Directions:
Take each line that has the word "size" and return it.

Provided material:
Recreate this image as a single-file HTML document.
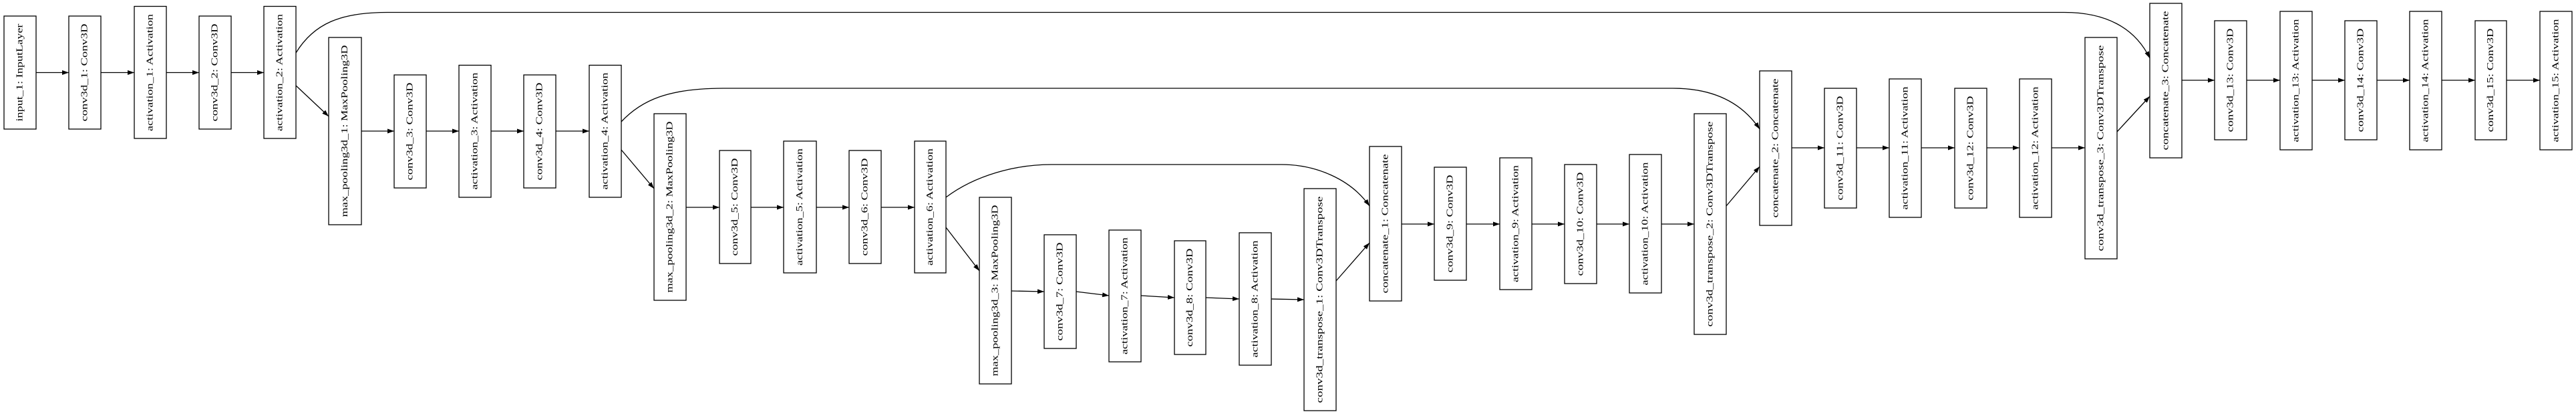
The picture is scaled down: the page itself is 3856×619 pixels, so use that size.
<!DOCTYPE html>
<html><head><meta charset="utf-8"><style>
html,body{margin:0;padding:0;background:#fff;}
svg{display:block;}
text{font-family:"Liberation Serif",serif;font-size:14px;fill:#000;}
rect{fill:#fff;stroke:#000;stroke-width:1.3;}
.e{fill:none;stroke:#000;stroke-width:1.3;marker-end:url(#a);}
</style></head><body>
<svg width="3856" height="619" viewBox="0 0 3856 619" xmlns="http://www.w3.org/2000/svg">
<defs><marker id="a" markerUnits="userSpaceOnUse" markerWidth="11" markerHeight="8" refX="10" refY="3.5" orient="auto"><path d="M0,0 L10,3.5 L0,7 z" fill="#000"/></marker></defs>

<!-- edges -->
<path class="e" d="M54,108.5 L103,108.5"/>
<path class="e" d="M151,108.5 L201,108.5"/>
<path class="e" d="M249,108.5 L298,108.5"/>
<path class="e" d="M346,108.5 L395,108.5"/>
<path class="e" d="M443,128 L492,174"/>
<path class="e" d="M541,196 L590,196"/>
<path class="e" d="M638,196 L687,196"/>
<path class="e" d="M735,196 L784,196"/>
<path class="e" d="M832,196 L882,196"/>
<path class="e" d="M930,224 L979,282"/>
<path class="e" d="M1027,310 L1077,310"/>
<path class="e" d="M1124,310 L1173,310"/>
<path class="e" d="M1222,310 L1271,310"/>
<path class="e" d="M1319,310 L1369,310"/>
<path class="e" d="M1416,340 L1466,405"/>
<path class="e" d="M1514,435 L1563,436"/>
<path class="e" d="M1611,436 L1660,442"/>
<path class="e" d="M1708,442 L1758,445"/>
<path class="e" d="M1805,445 L1855,447"/>
<path class="e" d="M1903,447 L1952,448"/>
<path class="e" d="M2000,420 L2050,363"/>
<path class="e" d="M2098,335 L2147,335"/>
<path class="e" d="M2195,335 L2245,335"/>
<path class="e" d="M2293,335 L2342,335"/>
<path class="e" d="M2390,335 L2439,335"/>
<path class="e" d="M2487,335 L2536,335"/>
<path class="e" d="M2584,308 L2634,249"/>
<path class="e" d="M2682,221 L2731,221"/>
<path class="e" d="M2779,221 L2828,221"/>
<path class="e" d="M2876,221 L2926,221"/>
<path class="e" d="M2974,221 L3023,221"/>
<path class="e" d="M3071,221 L3121,221"/>
<path class="e" d="M3169,197 L3218,144"/>
<path class="e" d="M3266,120 L3315,120"/>
<path class="e" d="M3363,120 L3413,120"/>
<path class="e" d="M3461,120 L3510,120"/>
<path class="e" d="M3558,120 L3607,120"/>
<path class="e" d="M3655,120 L3705,120"/>
<path class="e" d="M3752,120 L3802,120"/>
<path class="e" d="M443,79 C470,35 510,18.5 580,18.5 L3090,18.5 C3150,18.5 3195,40 3218,87"/>
<path class="e" d="M930,182 C960,150 1000,132 1083,132 L2504,132 C2560,132 2605,150 2634,193"/>
<path class="e" d="M1416,295 C1460,262 1520,246 1574,246 L1918,246 C1970,246 2022,268 2050,308"/>

<!-- nodes -->
<rect x="6" y="24" width="48" height="169"/><text transform="translate(30,108.5) rotate(-90)" text-anchor="middle" dominant-baseline="central" textLength="146" lengthAdjust="spacingAndGlyphs">input_1: InputLayer</text>
<rect x="103" y="24" width="48" height="169"/><text transform="translate(127,108.5) rotate(-90)" text-anchor="middle" dominant-baseline="central" textLength="146" lengthAdjust="spacingAndGlyphs">conv3d_1: Conv3D</text>
<rect x="201" y="9.5" width="48" height="197.5"/><text transform="translate(225,108.5) rotate(-90)" text-anchor="middle" dominant-baseline="central" textLength="175" lengthAdjust="spacingAndGlyphs">activation_1: Activation</text>
<rect x="298" y="24" width="48" height="169"/><text transform="translate(322,108.5) rotate(-90)" text-anchor="middle" dominant-baseline="central" textLength="146" lengthAdjust="spacingAndGlyphs">conv3d_2: Conv3D</text>
<rect x="395" y="9.5" width="48" height="197.5"/><text transform="translate(419,108.5) rotate(-90)" text-anchor="middle" dominant-baseline="central" textLength="175" lengthAdjust="spacingAndGlyphs">activation_2: Activation</text>
<rect x="492" y="56" width="49" height="280"/><text transform="translate(516.5,196) rotate(-90)" text-anchor="middle" dominant-baseline="central" textLength="257" lengthAdjust="spacingAndGlyphs">max_pooling3d_1: MaxPooling3D</text>
<rect x="590" y="112" width="48" height="169"/><text transform="translate(614,196.5) rotate(-90)" text-anchor="middle" dominant-baseline="central" textLength="146" lengthAdjust="spacingAndGlyphs">conv3d_3: Conv3D</text>
<rect x="687" y="97.5" width="48" height="197.5"/><text transform="translate(711,196) rotate(-90)" text-anchor="middle" dominant-baseline="central" textLength="175" lengthAdjust="spacingAndGlyphs">activation_3: Activation</text>
<rect x="784" y="112" width="48" height="169"/><text transform="translate(808,196.5) rotate(-90)" text-anchor="middle" dominant-baseline="central" textLength="146" lengthAdjust="spacingAndGlyphs">conv3d_4: Conv3D</text>
<rect x="882" y="97.5" width="48" height="197.5"/><text transform="translate(906,196) rotate(-90)" text-anchor="middle" dominant-baseline="central" textLength="175" lengthAdjust="spacingAndGlyphs">activation_4: Activation</text>
<rect x="979" y="170" width="48" height="279"/><text transform="translate(1003,309.5) rotate(-90)" text-anchor="middle" dominant-baseline="central" textLength="256" lengthAdjust="spacingAndGlyphs">max_pooling3d_2: MaxPooling3D</text>
<rect x="1077" y="225" width="47" height="169"/><text transform="translate(1100.5,309.5) rotate(-90)" text-anchor="middle" dominant-baseline="central" textLength="146" lengthAdjust="spacingAndGlyphs">conv3d_5: Conv3D</text>
<rect x="1173" y="211" width="49" height="197"/><text transform="translate(1197.5,309.5) rotate(-90)" text-anchor="middle" dominant-baseline="central" textLength="175" lengthAdjust="spacingAndGlyphs">activation_5: Activation</text>
<rect x="1271" y="225" width="48" height="169"/><text transform="translate(1295,309.5) rotate(-90)" text-anchor="middle" dominant-baseline="central" textLength="146" lengthAdjust="spacingAndGlyphs">conv3d_6: Conv3D</text>
<rect x="1369" y="211" width="47" height="197"/><text transform="translate(1392.5,309.5) rotate(-90)" text-anchor="middle" dominant-baseline="central" textLength="175" lengthAdjust="spacingAndGlyphs">activation_6: Activation</text>
<rect x="1466" y="295" width="48" height="279"/><text transform="translate(1490,434.5) rotate(-90)" text-anchor="middle" dominant-baseline="central" textLength="256" lengthAdjust="spacingAndGlyphs">max_pooling3d_3: MaxPooling3D</text>
<rect x="1563" y="351" width="48" height="170"/><text transform="translate(1587,436) rotate(-90)" text-anchor="middle" dominant-baseline="central" textLength="147" lengthAdjust="spacingAndGlyphs">conv3d_7: Conv3D</text>
<rect x="1660" y="344" width="48" height="197"/><text transform="translate(1684,442.5) rotate(-90)" text-anchor="middle" dominant-baseline="central" textLength="175" lengthAdjust="spacingAndGlyphs">activation_7: Activation</text>
<rect x="1758" y="360" width="47" height="170"/><text transform="translate(1781.5,445) rotate(-90)" text-anchor="middle" dominant-baseline="central" textLength="147" lengthAdjust="spacingAndGlyphs">conv3d_8: Conv3D</text>
<rect x="1855" y="348" width="48" height="198"/><text transform="translate(1879,447) rotate(-90)" text-anchor="middle" dominant-baseline="central" textLength="175" lengthAdjust="spacingAndGlyphs">activation_8: Activation</text>
<rect x="1952" y="282" width="48" height="332"/><text transform="translate(1976,448) rotate(-90)" text-anchor="middle" dominant-baseline="central" textLength="309" lengthAdjust="spacingAndGlyphs">conv3d_transpose_1: Conv3DTranspose</text>
<rect x="2050" y="219" width="48" height="231"/><text transform="translate(2074,334.5) rotate(-90)" text-anchor="middle" dominant-baseline="central" textLength="208" lengthAdjust="spacingAndGlyphs">concatenate_1: Concatenate</text>
<rect x="2147" y="250" width="48" height="169"/><text transform="translate(2171,334.5) rotate(-90)" text-anchor="middle" dominant-baseline="central" textLength="146" lengthAdjust="spacingAndGlyphs">conv3d_9: Conv3D</text>
<rect x="2245" y="236" width="48" height="197"/><text transform="translate(2269,334.5) rotate(-90)" text-anchor="middle" dominant-baseline="central" textLength="175" lengthAdjust="spacingAndGlyphs">activation_9: Activation</text>
<rect x="2342" y="246" width="48" height="178"/><text transform="translate(2366,335) rotate(-90)" text-anchor="middle" dominant-baseline="central" textLength="155" lengthAdjust="spacingAndGlyphs">conv3d_10: Conv3D</text>
<rect x="2439" y="231" width="48" height="207"/><text transform="translate(2463,334.5) rotate(-90)" text-anchor="middle" dominant-baseline="central" textLength="184" lengthAdjust="spacingAndGlyphs">activation_10: Activation</text>
<rect x="2536" y="170" width="48" height="330"/><text transform="translate(2560,335) rotate(-90)" text-anchor="middle" dominant-baseline="central" textLength="307" lengthAdjust="spacingAndGlyphs">conv3d_transpose_2: Conv3DTranspose</text>
<rect x="2634" y="106" width="48" height="231"/><text transform="translate(2658,221.5) rotate(-90)" text-anchor="middle" dominant-baseline="central" textLength="208" lengthAdjust="spacingAndGlyphs">concatenate_2: Concatenate</text>
<rect x="2731" y="132" width="48" height="179"/><text transform="translate(2755,221.5) rotate(-90)" text-anchor="middle" dominant-baseline="central" textLength="156" lengthAdjust="spacingAndGlyphs">conv3d_11: Conv3D</text>
<rect x="2828" y="118" width="48" height="207"/><text transform="translate(2852,221.5) rotate(-90)" text-anchor="middle" dominant-baseline="central" textLength="184" lengthAdjust="spacingAndGlyphs">activation_11: Activation</text>
<rect x="2926" y="132" width="48" height="179"/><text transform="translate(2950,221.5) rotate(-90)" text-anchor="middle" dominant-baseline="central" textLength="156" lengthAdjust="spacingAndGlyphs">conv3d_12: Conv3D</text>
<rect x="3023" y="118" width="48" height="207"/><text transform="translate(3047,221.5) rotate(-90)" text-anchor="middle" dominant-baseline="central" textLength="184" lengthAdjust="spacingAndGlyphs">activation_12: Activation</text>
<rect x="3121" y="56" width="48" height="331"/><text transform="translate(3145,221.5) rotate(-90)" text-anchor="middle" dominant-baseline="central" textLength="308" lengthAdjust="spacingAndGlyphs">conv3d_transpose_3: Conv3DTranspose</text>
<rect x="3218" y="5" width="48" height="231"/><text transform="translate(3242,120.5) rotate(-90)" text-anchor="middle" dominant-baseline="central" textLength="208" lengthAdjust="spacingAndGlyphs">concatenate_3: Concatenate</text>
<rect x="3315" y="31" width="48" height="178"/><text transform="translate(3339,120) rotate(-90)" text-anchor="middle" dominant-baseline="central" textLength="155" lengthAdjust="spacingAndGlyphs">conv3d_13: Conv3D</text>
<rect x="3413" y="17" width="48" height="207"/><text transform="translate(3437,120.5) rotate(-90)" text-anchor="middle" dominant-baseline="central" textLength="184" lengthAdjust="spacingAndGlyphs">activation_13: Activation</text>
<rect x="3510" y="31" width="48" height="178"/><text transform="translate(3534,120) rotate(-90)" text-anchor="middle" dominant-baseline="central" textLength="155" lengthAdjust="spacingAndGlyphs">conv3d_14: Conv3D</text>
<rect x="3607" y="17" width="48" height="207"/><text transform="translate(3631,120.5) rotate(-90)" text-anchor="middle" dominant-baseline="central" textLength="184" lengthAdjust="spacingAndGlyphs">activation_14: Activation</text>
<rect x="3705" y="31" width="47" height="178"/><text transform="translate(3728.5,120) rotate(-90)" text-anchor="middle" dominant-baseline="central" textLength="155" lengthAdjust="spacingAndGlyphs">conv3d_15: Conv3D</text>
<rect x="3802" y="17" width="48" height="207"/><text transform="translate(3826,120.5) rotate(-90)" text-anchor="middle" dominant-baseline="central" textLength="184" lengthAdjust="spacingAndGlyphs">activation_15: Activation</text>
</svg>
</body></html>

Result of the exercise:
The picture is scaled down: the page itself is 3856×619 pixels, so use that size.
text{font-family:"Liberation Serif",serif;font-size:14px;fill:#000;}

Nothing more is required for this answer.